Material:
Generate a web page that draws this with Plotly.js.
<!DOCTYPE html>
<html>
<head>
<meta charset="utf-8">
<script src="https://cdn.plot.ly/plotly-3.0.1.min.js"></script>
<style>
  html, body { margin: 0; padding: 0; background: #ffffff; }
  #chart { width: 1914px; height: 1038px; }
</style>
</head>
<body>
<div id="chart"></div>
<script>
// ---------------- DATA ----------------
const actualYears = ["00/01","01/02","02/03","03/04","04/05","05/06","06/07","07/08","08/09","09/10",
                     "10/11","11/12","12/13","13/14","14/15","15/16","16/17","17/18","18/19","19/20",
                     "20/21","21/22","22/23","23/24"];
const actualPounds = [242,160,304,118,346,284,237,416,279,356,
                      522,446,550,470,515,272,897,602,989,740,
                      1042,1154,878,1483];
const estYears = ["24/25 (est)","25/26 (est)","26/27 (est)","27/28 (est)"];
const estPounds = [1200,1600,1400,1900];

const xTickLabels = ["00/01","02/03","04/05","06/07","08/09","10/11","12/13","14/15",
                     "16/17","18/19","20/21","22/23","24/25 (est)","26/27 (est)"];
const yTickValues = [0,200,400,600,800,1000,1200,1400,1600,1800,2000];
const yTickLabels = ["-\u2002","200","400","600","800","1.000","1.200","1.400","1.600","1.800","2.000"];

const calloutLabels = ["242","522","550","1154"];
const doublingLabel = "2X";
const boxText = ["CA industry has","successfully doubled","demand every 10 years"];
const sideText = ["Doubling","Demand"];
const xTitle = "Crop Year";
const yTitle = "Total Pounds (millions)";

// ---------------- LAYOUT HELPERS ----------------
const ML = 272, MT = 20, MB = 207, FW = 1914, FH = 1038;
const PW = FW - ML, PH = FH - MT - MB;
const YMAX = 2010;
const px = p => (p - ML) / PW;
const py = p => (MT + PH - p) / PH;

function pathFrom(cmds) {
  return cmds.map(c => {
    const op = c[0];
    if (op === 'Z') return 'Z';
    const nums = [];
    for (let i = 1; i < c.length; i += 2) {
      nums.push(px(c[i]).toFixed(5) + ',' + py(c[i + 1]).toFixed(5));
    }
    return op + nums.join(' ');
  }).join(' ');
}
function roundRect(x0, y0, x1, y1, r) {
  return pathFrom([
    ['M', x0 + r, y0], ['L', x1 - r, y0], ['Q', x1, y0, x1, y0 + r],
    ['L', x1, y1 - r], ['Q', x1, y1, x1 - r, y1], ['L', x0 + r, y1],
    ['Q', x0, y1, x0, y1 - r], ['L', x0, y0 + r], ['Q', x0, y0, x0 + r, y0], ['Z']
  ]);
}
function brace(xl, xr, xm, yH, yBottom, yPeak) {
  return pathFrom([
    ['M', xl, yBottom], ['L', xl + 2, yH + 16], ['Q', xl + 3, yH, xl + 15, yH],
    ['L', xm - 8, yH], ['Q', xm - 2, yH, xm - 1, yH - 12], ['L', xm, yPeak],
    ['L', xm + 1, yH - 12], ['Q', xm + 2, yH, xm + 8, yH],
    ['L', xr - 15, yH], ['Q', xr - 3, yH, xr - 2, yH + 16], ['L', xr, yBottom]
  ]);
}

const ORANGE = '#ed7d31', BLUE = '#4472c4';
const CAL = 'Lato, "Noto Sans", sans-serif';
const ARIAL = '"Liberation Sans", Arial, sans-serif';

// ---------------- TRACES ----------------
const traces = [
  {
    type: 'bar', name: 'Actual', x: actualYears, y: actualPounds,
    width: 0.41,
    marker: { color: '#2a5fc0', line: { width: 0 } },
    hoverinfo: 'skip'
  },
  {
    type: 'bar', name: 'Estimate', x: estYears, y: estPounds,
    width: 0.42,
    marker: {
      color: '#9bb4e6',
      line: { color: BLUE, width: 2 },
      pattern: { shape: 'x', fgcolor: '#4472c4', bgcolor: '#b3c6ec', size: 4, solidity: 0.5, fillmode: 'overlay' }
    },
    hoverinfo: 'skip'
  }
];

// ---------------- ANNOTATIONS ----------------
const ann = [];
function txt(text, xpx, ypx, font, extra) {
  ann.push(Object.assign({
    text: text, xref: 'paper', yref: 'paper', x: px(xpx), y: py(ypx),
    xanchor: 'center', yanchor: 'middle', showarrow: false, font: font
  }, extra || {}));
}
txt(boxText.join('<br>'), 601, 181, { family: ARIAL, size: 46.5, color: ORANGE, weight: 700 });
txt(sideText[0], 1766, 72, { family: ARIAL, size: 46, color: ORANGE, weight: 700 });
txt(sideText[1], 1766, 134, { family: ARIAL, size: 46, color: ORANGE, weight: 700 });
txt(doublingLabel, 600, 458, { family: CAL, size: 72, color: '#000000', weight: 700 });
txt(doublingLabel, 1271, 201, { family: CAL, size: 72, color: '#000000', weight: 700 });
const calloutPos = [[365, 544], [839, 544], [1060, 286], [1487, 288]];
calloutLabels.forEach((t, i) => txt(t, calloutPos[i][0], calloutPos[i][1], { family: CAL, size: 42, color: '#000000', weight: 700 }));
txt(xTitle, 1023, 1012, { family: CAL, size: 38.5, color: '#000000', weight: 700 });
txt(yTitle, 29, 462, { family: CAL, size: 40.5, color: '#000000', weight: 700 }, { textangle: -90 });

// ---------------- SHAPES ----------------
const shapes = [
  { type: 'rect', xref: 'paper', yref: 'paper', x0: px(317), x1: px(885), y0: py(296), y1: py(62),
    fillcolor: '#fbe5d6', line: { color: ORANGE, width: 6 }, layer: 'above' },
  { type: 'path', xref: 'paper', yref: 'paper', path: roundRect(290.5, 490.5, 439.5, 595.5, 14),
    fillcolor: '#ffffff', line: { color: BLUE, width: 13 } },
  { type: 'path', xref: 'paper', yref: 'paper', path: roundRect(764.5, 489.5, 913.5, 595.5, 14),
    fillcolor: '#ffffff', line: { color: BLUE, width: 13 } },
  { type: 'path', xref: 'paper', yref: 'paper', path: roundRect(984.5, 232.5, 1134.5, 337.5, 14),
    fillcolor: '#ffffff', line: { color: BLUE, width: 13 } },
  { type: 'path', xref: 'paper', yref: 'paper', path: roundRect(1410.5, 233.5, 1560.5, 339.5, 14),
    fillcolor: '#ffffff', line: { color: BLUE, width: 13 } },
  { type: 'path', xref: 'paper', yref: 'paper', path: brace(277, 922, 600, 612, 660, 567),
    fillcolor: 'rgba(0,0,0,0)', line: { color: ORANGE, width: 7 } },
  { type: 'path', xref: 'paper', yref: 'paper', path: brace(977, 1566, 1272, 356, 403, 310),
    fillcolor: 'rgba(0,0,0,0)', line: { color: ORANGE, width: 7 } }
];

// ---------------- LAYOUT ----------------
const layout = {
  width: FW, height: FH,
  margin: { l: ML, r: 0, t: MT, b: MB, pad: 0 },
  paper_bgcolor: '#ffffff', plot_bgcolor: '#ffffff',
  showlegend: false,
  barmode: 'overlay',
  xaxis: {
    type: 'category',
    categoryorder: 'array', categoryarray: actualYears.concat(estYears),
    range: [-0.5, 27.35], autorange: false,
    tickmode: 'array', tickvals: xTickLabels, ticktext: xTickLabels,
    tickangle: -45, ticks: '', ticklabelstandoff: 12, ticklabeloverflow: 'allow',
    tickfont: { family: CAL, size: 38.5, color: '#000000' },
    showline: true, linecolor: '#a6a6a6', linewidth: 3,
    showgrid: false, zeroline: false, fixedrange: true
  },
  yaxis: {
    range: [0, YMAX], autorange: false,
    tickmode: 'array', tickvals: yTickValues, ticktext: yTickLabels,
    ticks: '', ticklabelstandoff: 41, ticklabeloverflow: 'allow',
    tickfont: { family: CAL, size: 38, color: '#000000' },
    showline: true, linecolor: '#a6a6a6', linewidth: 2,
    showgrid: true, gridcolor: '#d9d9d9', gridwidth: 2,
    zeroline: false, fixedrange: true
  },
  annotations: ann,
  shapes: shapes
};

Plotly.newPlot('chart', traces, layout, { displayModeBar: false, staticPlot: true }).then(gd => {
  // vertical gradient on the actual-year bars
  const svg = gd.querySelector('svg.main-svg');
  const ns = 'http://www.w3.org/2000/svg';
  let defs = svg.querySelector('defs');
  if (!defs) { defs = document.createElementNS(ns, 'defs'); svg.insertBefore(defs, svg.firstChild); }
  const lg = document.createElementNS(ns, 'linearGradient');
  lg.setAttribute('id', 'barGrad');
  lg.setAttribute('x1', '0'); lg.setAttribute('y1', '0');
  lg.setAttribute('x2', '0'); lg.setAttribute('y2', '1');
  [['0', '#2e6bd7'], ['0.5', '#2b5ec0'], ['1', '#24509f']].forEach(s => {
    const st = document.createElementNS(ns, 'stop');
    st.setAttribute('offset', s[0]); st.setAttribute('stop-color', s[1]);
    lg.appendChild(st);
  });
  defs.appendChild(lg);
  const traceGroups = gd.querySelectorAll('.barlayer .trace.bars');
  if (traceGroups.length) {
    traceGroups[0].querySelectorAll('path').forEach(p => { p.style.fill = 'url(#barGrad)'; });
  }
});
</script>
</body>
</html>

Exercise:
Restate, word for word and with nothing added, the lines from the first line of the listing through the one where "const estPounds = [1200,1600,1400,1900];" stands.

The answer:
Generate a web page that draws this with Plotly.js.
<!DOCTYPE html>
<html>
<head>
<meta charset="utf-8">
<script src="https://cdn.plot.ly/plotly-3.0.1.min.js"></script>
<style>
  html, body { margin: 0; padding: 0; background: #ffffff; }
  #chart { width: 1914px; height: 1038px; }
</style>
</head>
<body>
<div id="chart"></div>
<script>
// ---------------- DATA ----------------
const actualYears = ["00/01","01/02","02/03","03/04","04/05","05/06","06/07","07/08","08/09","09/10",
                     "10/11","11/12","12/13","13/14","14/15","15/16","16/17","17/18","18/19","19/20",
                     "20/21","21/22","22/23","23/24"];
const actualPounds = [242,160,304,118,346,284,237,416,279,356,
                      522,446,550,470,515,272,897,602,989,740,
                      1042,1154,878,1483];
const estYears = ["24/25 (est)","25/26 (est)","26/27 (est)","27/28 (est)"];
const estPounds = [1200,1600,1400,1900];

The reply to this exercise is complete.